Monday, November 17, 2025

[Gangnam Perspective] The Marshall Verdict Is Only the First Act... Adapting to U.S. Litigation Is Essential

Input
2025-11-17 18:49:30
Updated
2025-11-17 18:49:30
Jung Ji-woo
Marshall, Texas, a small city in eastern Texas, is unfamiliar to most people. Without context, the name might be mistaken for the Republic of the Marshall Islands in the South Pacific or even a British audio equipment manufacturer. There is also a film about Thurgood Marshall, the first African-American justice of the U.S. Supreme Court. The founder of the British neoclassical school of economics also bore the name Marshall.

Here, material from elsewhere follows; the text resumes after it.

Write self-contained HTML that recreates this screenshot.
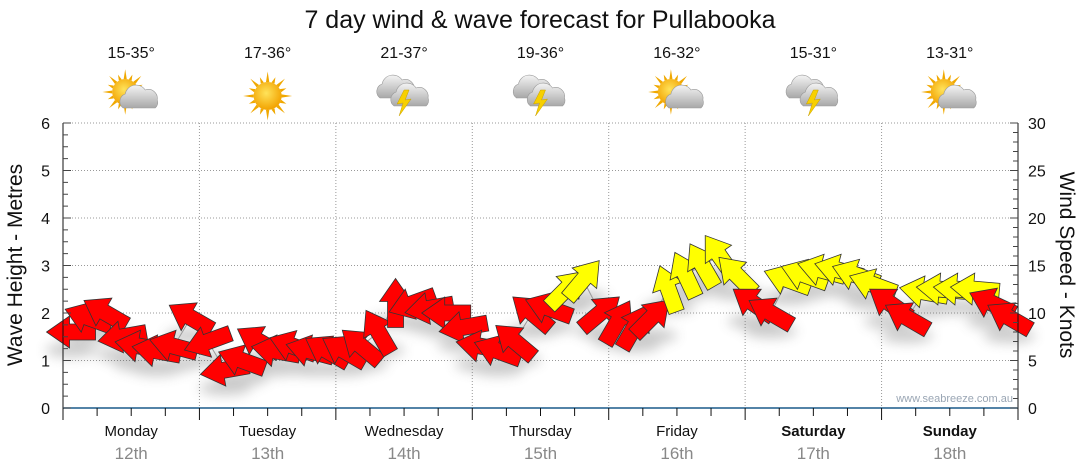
<!DOCTYPE html>
<html><head><meta charset="utf-8">
<style>
body{margin:0;background:#fff;}
svg{display:block;font-family:"Liberation Sans","DejaVu Sans",sans-serif;}
</style></head>
<body>
<svg id="chart" width="1080" height="475" viewBox="0 0 1080 475">
<defs>
<filter id="sh" x="-50%" y="-50%" width="200%" height="200%"><feGaussianBlur stdDeviation="6"/></filter>
<radialGradient id="sun" cx="0.45" cy="0.4" r="0.6"><stop offset="0" stop-color="#ffe35a"/><stop offset="1" stop-color="#f2a200"/></radialGradient>
<linearGradient id="cloud" x1="0" y1="0" x2="0" y2="1"><stop offset="0" stop-color="#f4f4f4"/><stop offset="1" stop-color="#a8a8a8"/></linearGradient>
</defs>
<text x="540" y="28" text-anchor="middle" font-size="25" fill="#111">7 day wind &amp; wave forecast for Pullabooka</text>
<g id="grid"></g>
<g id="header"></g>
<g id="shadows" filter="url(#sh)" opacity="0.3"></g>
<path id="waveline" fill="none" stroke="#999" stroke-width="1"/>
<g id="arrows"></g>
<g id="axes"></g>
<text x="1013" y="402" text-anchor="end" font-size="11" fill="#9aa6b4">www.seabreeze.com.au</text>
<text transform="translate(22,265) rotate(-90)" text-anchor="middle" font-size="21" fill="#111">Wave Height - Metres</text>
<text transform="translate(1060,265) rotate(90)" text-anchor="middle" font-size="21" fill="#111">Wind Speed - Knots</text>
</svg>
<script>
const days=["Monday","Tuesday","Wednesday","Thursday","Friday","Saturday","Sunday"];
const dates=["12th","13th","14th","15th","16th","17th","18th"];
const temps=["15-35°","17-36°","21-37°","19-36°","16-32°","15-31°","13-31°"];
const icons=["partly","sunny","storm","storm","partly","storm","partly"];
const leftTicks=[0,1,2,3,4,5,6];
const rightTicks=[0,5,10,15,20,25,30];
// wind speed (knots), 3-hourly
const windSpeed=[8,9.5,10,7.5,6.5,6,6.5,9.5,
 7,4,5,7,6,6.5,6,6,
 6,6.5,8,11,11,10.5,10,8.5,
 6.5,6,7,10,10.5,12.5,13.5,10,
 9,8.5,9.5,12.5,14,15,16,14,
 11,10,13.5,14,14.5,14.5,14,13,
 11,9.5,12.2,12.5,12.5,12.5,11,9.5];
// arrow heading (screen degrees, 0=right, 90=up)
const windDir=[180,160,150,190,170,170,165,150,
 200,190,160,150,170,160,165,150,
 150,140,120,90,200,190,180,190,
 170,160,140,140,160,45,50,40,
 60,60,45,110,115,120,125,135,
 145,150,160,160,165,165,160,160,
 145,150,170,175,175,175,155,150];
const thresh=12;
const X0=63,X1=1018,Y0=408,Y1=123;
const dayW=(X1-X0)/7;
const xh=h=>X0+h/168*(X1-X0);
const yk=k=>Y0-k/30*(Y0-Y1);
const ym=m=>Y0-m/6*(Y0-Y1);
const NS="http://www.w3.org/2000/svg";
function mk(tag,attrs,parent,txt){const e=document.createElementNS(NS,tag);for(const k in attrs)e.setAttribute(k,attrs[k]);if(txt!==undefined)e.textContent=txt;parent.appendChild(e);return e;}
const grid=document.getElementById('grid'),axes=document.getElementById('axes'),hdr=document.getElementById('header');
leftTicks.forEach(t=>{if(t>0){const l=mk('line',{x1:X0,x2:X1,y1:ym(t),y2:ym(t),stroke:'#999','stroke-dasharray':'1,2'},grid);

}
const tx=mk('text',{x:50,y:ym(t)+6,'text-anchor':'end','font-size':16,fill:'#111'},axes,t);

});
rightTicks.forEach(t=>{const tx=mk('text',{x:1028,y:yk(t)+6,'font-size':16,fill:'#111'},axes,t);

});
for(let i=1;i<7;i++){const l=mk('line',{x1:X0+i*dayW,x2:X0+i*dayW,y1:Y1,y2:Y0,stroke:'#999','stroke-dasharray':'1,2'},grid);

}
mk('line',{x1:X0,x2:X0,y1:Y1,y2:Y0,stroke:'#111'},axes);
mk('line',{x1:X1,x2:X1,y1:Y1,y2:Y0,stroke:'#111'},axes);
mk('line',{x1:X0,x2:X1,y1:Y0,y2:Y0,stroke:'#1a5a8a','stroke-width':1.5},axes);
for(let m=0;m<=24;m++){mk('line',{x1:X0,x2:X0+(m%4?5:8),y1:ym(m/4),y2:ym(m/4),stroke:'#444'},axes);}
for(let k=0;k<=30;k++){mk('line',{x1:X1,x2:X1-(k%5?5:8),y1:yk(k),y2:yk(k),stroke:'#444'},axes);}
for(let h=0;h<=168;h+=6){mk('line',{x1:xh(h),x2:xh(h),y1:Y0,y2:Y0+(h%24?8:12),stroke:'#111'},axes);}
function sun(g,cx,cy,r){for(let i=0;i<16;i++){const a=i*Math.PI/8,L=i%2?r*1.45:r*1.75;
mk('polygon',{points:`${cx+Math.cos(a-0.12)*r},${cy+Math.sin(a-0.12)*r} ${cx+Math.cos(a)*L},${cy+Math.sin(a)*L} ${cx+Math.cos(a+0.12)*r},${cy+Math.sin(a+0.12)*r}`,fill:'#f0a800'},g);}
mk('circle',{cx,cy,r,fill:'url(#sun)'},g);}
function cloud(g,cx,cy,s){mk('path',{d:`M${cx-16*s},${cy+8*s} a8 8 0 0 1 2,-14 a11 11 0 0 1 20,-4 a9 9 0 0 1 12,10 a7 7 0 0 1 -2,8 z`,fill:'url(#cloud)',stroke:'#999','stroke-width':0.6},g);}
days.forEach((d,i)=>{const cx=X0+(i+0.5)*dayW;const g=mk('g',{},hdr);


mk('text',{x:cx,y:58,'text-anchor':'middle','font-size':16,fill:'#111'},g,temps[i]);
const ic=icons[i];
if(ic==='sunny'){sun(g,cx,96,14);}
else if(ic==='partly'){sun(g,cx-6,92,13);cloud(g,cx+8,100,1);}
else{cloud(g,cx-8,90,1);cloud(g,cx+6,98,1);mk('polygon',{points:`${cx},${90} ${cx-7},${104} ${cx-1},${103} ${cx-5},${116} ${cx+7},${99} ${cx+1},${100} ${cx+5},${90}`,fill:'#f7d000',stroke:'#c9a000','stroke-width':0.5},g);}
const bold=i>=5?'bold':'normal';
const dl=mk('text',{x:cx,y:436,'text-anchor':'middle','font-size':15,'font-weight':bold,fill:'#111'},axes,d);


const dt=mk('text',{x:cx,y:459,'text-anchor':'middle','font-size':17,fill:'#888'},axes,dates[i]);

});
const arrows=document.getElementById('arrows'),shadows=document.getElementById('shadows');
const shape="25,0 2,-16 2,-8 -24,-8 -24,8 2,8 2,16";
let d="";
windSpeed.forEach((v,i)=>{const x=xh(i*3+1.5),y=yk(v);d+=(i?"L":"M")+x+","+y;
mk('ellipse',{cx:x,cy:y+18,rx:26,ry:7,fill:'#555'},shadows);
const a=mk('polygon',{points:shape,transform:`translate(${x},${y}) rotate(${-windDir[i]})`,fill:v>=thresh?'#ffff00':'#ff0000',stroke:'#333','stroke-width':0.8},arrows);

});
document.getElementById('waveline').setAttribute('d',d);
</script>
</body></html>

However, this place is already notorious among technology companies, largely because of a small courthouse nestled between old buildings. The United States District Court for the Eastern District of Texas, Marshall Division, has long been known for its unique approach to patent litigation. Many have pointed out that, in cases that should be decided on technical grounds, 'local sentiment' or 'jury emotions' often take precedence over legal principles. Over the past two decades, dozens of companies have been summoned to this rural courthouse. Unsurprisingly, the city has earned the nickname 'the place where a single courthouse can bind the hands of global tech companies.'
It was also at the United States District Court for the Eastern District of Texas, Marshall Division, that Samsung Electronics Co., Ltd. was ordered to pay $191.4 million (approximately 274.7 billion KRW) in damages in an Organic Light Emitting Diode (OLED) patent lawsuit. While the verdict was difficult to accept, it was hardly surprising that Korean companies and legal professionals reacted by saying, 'This is just what you would expect from the Marshall court,' rather than focusing on the loss itself.
The dispute began when Pictiva Displays, an Irish patent licensing firm, claimed that virtually all Samsung Electronics Co., Ltd.'s flagship products—including Samsung Galaxy smartphones, TVs, and computers equipped with OLEDs—were infringing on its patented technology. The patent in question relates to a pixel driving circuit that improves the image quality and lifespan of OLED displays. This core technology compensates for the voltage of each pixel in the OLED panel, ensuring uniform brightness across the screen and reducing the 'burn-in' phenomenon. Since only a handful of companies worldwide can handle this technology, it is not easy for the general public to understand.
Despite the complexity and difficulty of explaining such technology, the jury at the United States District Court for the Eastern District of Texas, Marshall Division, heard the case for only a few hours before reaching a decision. Most of the jurors were local residents working in fields unrelated to semiconductors or displays. As a result, emotional judgments often outweighed technical facts in the courtroom. This is why the defendant's loss rate here is particularly high—reportedly exceeding 70% over the past decade. In other words, from a plaintiff's perspective, Marshall, Texas is the optimal venue.
However, the Marshall verdict is not the end. Industry insiders view it as merely the 'first act.' The real trial begins with the appeal outside of Marshall, Texas. Intel Corporation is a prime example. The company was ordered to pay $2.2 billion (about 3.2 trillion KRW) in Marshall, but the verdict was overturned on appeal. Apple Inc. also managed to reverse a jury decision linking certain features to total sales in the second instance, and Cisco Systems, Inc. (Cisco) similarly turned the case around. All of these are American companies.
There is a clear lesson for Korea. First, it is crucial to prepare from the outset with a full understanding of the structural limitations of the well-known American jury system. U.S. companies meticulously document technical matters and internal decisions as soon as litigation becomes a possibility. During research and development (R&D), they transparently record the need for design changes and attempts at workaround designs. This is to secure evidence that 'sufficient technical discussion took place' for appeals, where the context of technical documents, interpretation of patent scope, and actual contributions to processes are scrutinized in detail.
Internal capabilities must also be improved to operate like a global company, with legal, technical, and management teams working in tandem from the pre-litigation stage. If issues are addressed only after the fact, it becomes difficult to respond to the U.S. litigation environment. Companies should recognize potential litigation as a cost, reflect it in annual accounting, and develop technology strategies based on this premise as part of risk management. While litigation outcomes may vary, in the end, the companies that survive will be those that not only possess technological strength but also understand and adapt to this environment.